Galea’s questioning ends there.  Magistrate Montebello asks a final question: whether Muscat was present when the MoU was signed. “If Muscat was present I’d have remembered,” Cardona replies.

His testimony ends there and the former minister steps off the witness stand.


10:41: Cardona is asked whether he had handled or signed any other documents related to the concession.

“No. Nothing. Zero,” he says. That includes the emphyteusis which Malta Enterprise had signed with Vitals.

Joseph Muscat’s lawyer, Vincent Galea, now takes over the questioning, cross-examining the former minister.


10:38: The MoU was signed represented by Mr Mark Edward Pawley in his capacity as Director of Bluestone Special Situation 4 Ltd, Dr Ashok Rattehalli in his capacity as Director of AGMC Incorporated, and Mr Mohammad Shoaib Walajahi and Mr Chaudhry Shaukat Ali in their capacity as Directors of Pivot Holdings Ltd.

Shaukat Ali has also been charged in connection with the Vitals magisterial inquiry.

Cardona says that the MoU was signed at Castille.  Was there a particular reason, Magistrate Montebello asks – there wasn’t, Cardona replies. He doesn’t remember who was present when it was signed but he does not believe there were any government officials outside of those from Malta Enterprise.


10:33: “I had no background,” Cardona says on the MoU that he signed.

“Not even of the investors?,” Magistrate Montebello asks.

“I didn’t even know who they were,” Cardona replies.

The MoU catered for the presentation of a business plan and a set of deliverables for Barts, the former minister continues.  He reels off a list of other MoUs that he had signed during his tenure as Economy Minister.

“I just read the memorandum and signed it,” Cardona says.

He is asked why he signed it if he didn’t know any background on it, to which he replies that he signed it because he was the minister responsible for Malta Enterprise.

Cardona says that the MoU was signed within the context of the government wanting to revamp the health sector and introduce the concept of medical tourism as well.  He says that the MoU refers specifically to the ‘Gozo Medical Complex.’


10:28: Cardona says that the memorandum was one of an amount of memoranda which he would sign as Economy Minister.  He says that he only put his signature on the memorandum, but recalls that Malta Enterprise – which was under his remit – and one of their clients was Barts.

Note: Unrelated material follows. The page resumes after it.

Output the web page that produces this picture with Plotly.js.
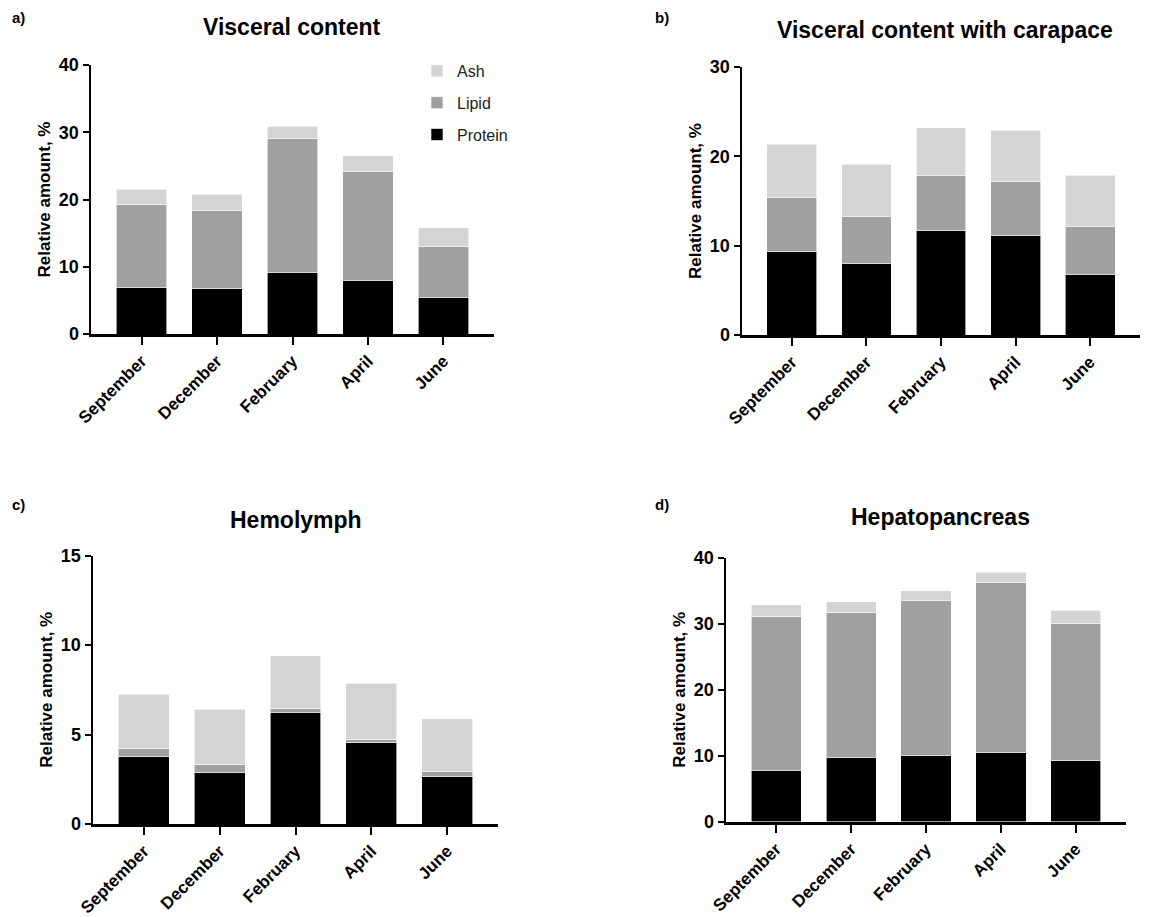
<!DOCTYPE html>
<html>
<head>
<meta charset="utf-8">
<script src="https://cdn.plot.ly/plotly-3.0.1.min.js"></script>
<style>html,body{margin:0;padding:0;background:#fff;}#chart{width:1155px;height:917px;}</style>
</head>
<body>
<div id="chart"></div>
<script>
// ---- data ----
const categories = ["September", "December", "February", "April", "June"];
const seriesNames = ["Protein", "Lipid", "Ash"];
const seriesColors = ["#000000", "#a0a0a0", "#d4d4d4"];
const legendRanks = [3, 2, 1];

const panelTitles = ["Visceral content", "Visceral content with carapace", "Hemolymph", "Hepatopancreas"];
const panelLetters = ["a)", "b)", "c)", "d)"];
const yAxisTitle = "Relative amount, %";

// a) Visceral content
const viscProtein = [6.9, 6.75, 9.2, 8.0, 5.45];
const viscLipid   = [12.3, 11.65, 19.8, 16.15, 7.5];
const viscAsh     = [2.3, 2.4, 1.9, 2.35, 2.85];
// b) Visceral content with carapace
const carProtein = [9.4, 8.0, 11.75, 11.1, 6.8];
const carLipid   = [5.95, 5.25, 6.1, 6.05, 5.35];
const carAsh     = [6.0, 5.85, 5.35, 5.75, 5.75];
// c) Hemolymph
const hemProtein = [3.75, 2.9, 6.25, 4.55, 2.63];
const hemLipid   = [0.45, 0.45, 0.22, 0.17, 0.33];
const hemAsh     = [3.05, 3.05, 2.92, 3.13, 2.92];
// d) Hepatopancreas
const hepProtein = [7.85, 9.75, 10.1, 10.5, 9.3];
const hepLipid   = [23.3, 21.9, 23.35, 25.75, 20.8];
const hepAsh     = [1.7, 1.7, 1.55, 1.5, 1.95];

const yTicks = [[0, 10, 20, 30, 40], [0, 10, 20, 30], [0, 5, 10, 15], [0, 10, 20, 30, 40]];
const yRanges = [[0, 40], [0, 30], [0, 15], [0, 40]];

// ---- layout geometry (pixels) ----
const W = 1155, H = 917;
const boxes = [
  {x0: 91, x1: 494, yTop: 65, yBot: 334},
  {x0: 742, x1: 1140, yTop: 67, yBot: 335},
  {x0: 93, x1: 498, yTop: 555.5, yBot: 824},
  {x0: 726, x1: 1126, yTop: 557.6, yBot: 822}
];
const titlePos = [{x: 292, y: 27}, {x: 945, y: 30}, {x: 296, y: 520}, {x: 940, y: 517}];
const letterPos = [{x: 18, y: 18}, {x: 662, y: 18}, {x: 18, y: 504}, {x: 662, y: 504}];

const panelData = [
  [viscProtein, viscLipid, viscAsh],
  [carProtein, carLipid, carAsh],
  [hemProtein, hemLipid, hemAsh],
  [hepProtein, hepLipid, hepAsh]
];

const FONT = "Liberation Sans, Arial, Helvetica, sans-serif";
const traces = [];
const layout = {
  width: W, height: H,
  margin: {l: 0, r: 0, t: 0, b: 0},
  paper_bgcolor: "#ffffff", plot_bgcolor: "#ffffff",
  barmode: "stack", bargap: 0.33,
  font: {family: FONT, color: "#000000"},
  showlegend: true,
  legend: {
    x: 417 / W, y: 1 - 54 / H, xanchor: "left", yanchor: "top",
    traceorder: "grouped", tracegroupgap: 8,
    font: {family: FONT, size: 16, color: "#222222"},
    bgcolor: "rgba(0,0,0,0)", itemwidth: 30
  },
  annotations: [],
  hovermode: false
};

panelData.forEach((series, p) => {
  const sfx = p === 0 ? "" : String(p + 1);
  series.forEach((vals, s) => {
    traces.push({
      type: "bar", x: categories, y: vals, name: seriesNames[s],
      xaxis: "x" + sfx, yaxis: "y" + sfx,
      marker: {color: seriesColors[s], line: {width: 0.6, color: "#ffffff"}},
      showlegend: p === 0, legendgroup: seriesNames[s], legendrank: legendRanks[s]
    });
  });
  const b = boxes[p];
  layout["xaxis" + sfx] = {
    domain: [b.x0 / W, b.x1 / W], anchor: "y" + sfx,
    type: "category", range: [-0.67, 4.67],
    showline: true, linecolor: "#000000", linewidth: 2.5,
    ticks: "outside", ticklen: 8, tickwidth: 2, tickcolor: "#000000",
    tickangle: -45, showgrid: false, zeroline: false,
    tickfont: {family: FONT, size: 17, weight: "bold", color: "#000000"}
  };
  layout["yaxis" + sfx] = {
    domain: [1 - b.yBot / H, 1 - b.yTop / H], anchor: "x" + sfx,
    range: yRanges[p], tickvals: yTicks[p],
    showline: true, linecolor: "#000000", linewidth: 2.5,
    ticks: "outside", ticklen: 6, tickwidth: 2, tickcolor: "#000000",
    showgrid: false, zeroline: false,
    tickfont: {family: FONT, size: 18, weight: "bold", color: "#000000"},
    title: {text: yAxisTitle, standoff: 4, font: {family: FONT, size: 17, weight: "bold", color: "#000000"}}
  };
  layout.annotations.push({
    xref: "paper", yref: "paper", x: titlePos[p].x / W, y: 1 - titlePos[p].y / H,
    xanchor: "center", yanchor: "middle", showarrow: false,
    text: panelTitles[p], font: {family: FONT, size: 23, weight: "bold", color: "#000000"}
  });
  layout.annotations.push({
    xref: "paper", yref: "paper", x: letterPos[p].x / W, y: 1 - letterPos[p].y / H,
    xanchor: "center", yanchor: "middle", showarrow: false,
    text: panelLetters[p], font: {family: FONT, size: 15, weight: "bold", color: "#000000"}
  });
});

Plotly.newPlot("chart", traces, layout, {staticPlot: true, displayModeBar: false});
</script>
</body>
</html>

He says that the idea of this MoU was for a business plan to be presented which was pegged to a set of deliverables.

Malta Enterprise, which was led by Mario Galea at the time, had simply approached him to sign the MoU.

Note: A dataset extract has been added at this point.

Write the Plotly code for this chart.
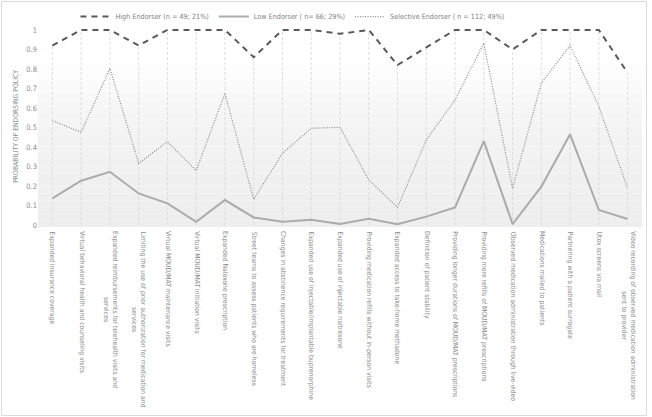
import plotly.graph_objects as go

categories = [
    "Expanded insurance coverage",
    "Virtual behavioral health and counseling visits",
    "Expanded reimbursements for telehealth visits and<br>services",
    "Limiting the use of prior authorization for medication and<br>services",
    "Virtual MOUD/MAT maintenance visits",
    "Virtual MOUD/MAT initiation visits",
    "Expanded Naloxone prescription",
    "Street teams to assess patients who are homeless",
    "Changes in abstinence requirements for treatment",
    "Expanded use of injectable/implantable buprenorphine",
    "Expanded use of injectable naltrexone",
    "Providing medication refills without in-person visits",
    "Expanded access to take-home methadone",
    "Definition of patient stability",
    "Providing longer durations of MOUD/MAT prescriptions",
    "Providing more refills of MOUD/MAT prescriptions",
    "Observed medication administration through live-video",
    "Medications mailed to patients",
    "Partnering with a patient surrogate",
    "Utox screens via mail",
    "Video recording of observed medication administration<br>sent to provider",
]

high_endorser = [0.92, 1.0, 1.0, 0.92, 1.0, 1.0, 1.0, 0.86, 1.0, 1.0, 0.98,
                 1.0, 0.82, 0.91, 1.0, 1.0, 0.90, 1.0, 1.0, 1.0, 0.78]
low_endorser = [0.137, 0.227, 0.273, 0.162, 0.111, 0.017, 0.128, 0.039, 0.017, 0.027, 0.005,
                0.032, 0.004, 0.043, 0.09, 0.43, 0.005, 0.197, 0.465, 0.077, 0.031]
selective_endorser = [0.535, 0.475, 0.803, 0.316, 0.427, 0.279, 0.675, 0.132, 0.368, 0.496, 0.501,
                      0.231, 0.091, 0.436, 0.641, 0.932, 0.188, 0.727, 0.92, 0.607, 0.188]

series_names = [
    "High Endorser (n = 49; 21%)",
    "Low Endorser ( n= 66; 29%)",
    "Selective Endorser ( n = 112; 49%)",
]

y_ticks = [0, 0.1, 0.2, 0.3, 0.4, 0.5, 0.6, 0.7, 0.8, 0.9, 1]
y_tick_labels = ["0", "0.1", "0.2", "0.3", "0.4", "0.5", "0.6", "0.7", "0.8", "0.9", "1"]

xs = list(range(len(categories)))

drop_x, drop_y = [], []
for i, v in enumerate(high_endorser):
    top = max(v, low_endorser[i], selective_endorser[i])
    drop_x += [i, i, None]
    drop_y += [0, top, None]

fig = go.Figure()
fig.add_trace(go.Scatter(x=drop_x, y=drop_y, mode="lines", showlegend=False, hoverinfo="skip",
                         line=dict(color="#d6d6d6", width=0.8, dash="3px,2px")))
fig.add_trace(go.Scatter(x=xs, y=high_endorser, mode="lines", name=series_names[0],
                         line=dict(color="#595959", width=2, dash="6px,5px")))
fig.add_trace(go.Scatter(x=xs, y=low_endorser, mode="lines", name=series_names[1],
                         line=dict(color="#ababab", width=2)))
fig.add_trace(go.Scatter(x=xs, y=selective_endorser, mode="lines", name=series_names[2],
                         line=dict(color="#8a8a8a", width=1.2, dash="1px,1.5px")))

shapes = []
n_bands = 30
for k in range(n_bands):
    y0 = k / n_bands
    y1 = (k + 1) / n_bands
    frac = y0
    if frac < 0.5:
        c = 238 + int(6 * frac / 0.5)
    elif frac < 0.8:
        c = 244 + int(11 * (frac - 0.5) / 0.3)
    else:
        c = 255
    c = min(c, 255)
    shapes.append(dict(type="rect", xref="x domain", yref="y domain", x0=0, x1=1, y0=y0, y1=y1,
                       fillcolor=f"rgb({c},{c},{c})", line=dict(width=0), layer="below"))
shapes.append(dict(type="rect", xref="paper", yref="paper", x0=-0.0604, x1=1.0075, y0=-0.938, y1=1.122,
                   line=dict(color="#d9d9d9", width=1), fillcolor="rgba(0,0,0,0)", layer="below"))

font_family = "Liberation Sans Narrow, DejaVu Sans Condensed, sans-serif"

annotations = []
for i, lab in enumerate(categories):
    annotations.append(dict(x=i, xref="x", y=-0.012, yref="paper", text=lab, showarrow=False,
                            textangle=90, xanchor="center", yanchor="top", align="center",
                            font=dict(size=6.8, color="#8c8c8c", family=font_family)))

fig.update_layout(
    width=652, height=417,
    margin=dict(l=38, r=10, t=26, b=190, autoexpand=False),
    paper_bgcolor="white", plot_bgcolor="white",
    shapes=shapes,
    annotations=annotations,
    font=dict(family=font_family, color="#8c8c8c", size=8),
    legend=dict(orientation="h", x=0.062, xanchor="left", y=0.995, yanchor="top",
                yref="container", font=dict(size=7.2, color="#7f7f7f"),
                bgcolor="rgba(0,0,0,0)", itemwidth=30, tracegroupgap=0),
    showlegend=True,
)

fig.update_xaxes(
    range=[-0.5, len(categories) - 0.5],
    tickmode="array", tickvals=xs, showticklabels=False,
    showgrid=False, zeroline=False, showline=False, ticks="",
)
fig.update_yaxes(
    range=[-0.01, 1.02],
    tickmode="array", tickvals=y_ticks, ticktext=y_tick_labels,
    tickfont=dict(size=7.5, color="#8c8c8c"),
    showgrid=False, zeroline=False, showline=False, ticks="",
    title=dict(text="PROBABILITY OF ENDORSING POLICY", font=dict(size=6.8, color="#8c8c8c"), standoff=6),
)

fig.write_html("out.html", config={"displayModeBar": False},
               post_script="document.body.style.margin='0';")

“A lot of memoranda are signed but they do not go any further, like this one,” Cardona tells the magistrate, and adds that he has a whole list of memoranda that he had signed as economy minister which he can present.

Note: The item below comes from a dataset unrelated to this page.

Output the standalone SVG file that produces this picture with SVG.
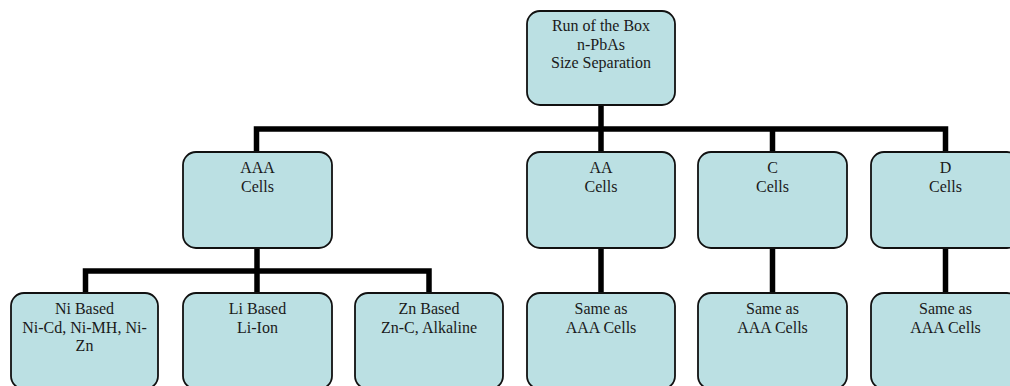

“The memorandum wasn’t renewed – if I’m not mistaken, it was withdrawn by Malta Enterprise because after discussions it showed that it did not lead to what the government wanted,” he says.

Cardona explains that the MoU, for instance, only related to Gozo and therefore did not include anything about St Luke’s Hospital – which is not the direction the government wanted to go in.


10:23: Former Economy Minister Chris Cardona is the first witness of the day.

Cardona served as Economy Minister between 2013 and 2020, which was when he resigned from Parliament in the midst of arrests made in connection with the Daphne Caruana Galizia.

He had signed the Memorandum of Understanding between the government and a company owned by the same people behind Vitals Global Healthcare in 2014 before the same company won the hospitals deal.

The NAO had said that the fact that the government had signed an MoU on the hospitals deal prior to the issuing of the tender should have disqualified Vitals from the procurement proceedings.

Cardona says he has been summoned to testify specifically about this MoU, and asks to see a copy of the document as he takes the witness stand.


10:21: Magistrate Rachel Montebello has entered the court room and we can get underway.


10:12: Good morning and thank you for tuning in - the court sitting hasn't started yet, but the cast have taken their places, so it will only be a matter of minutes.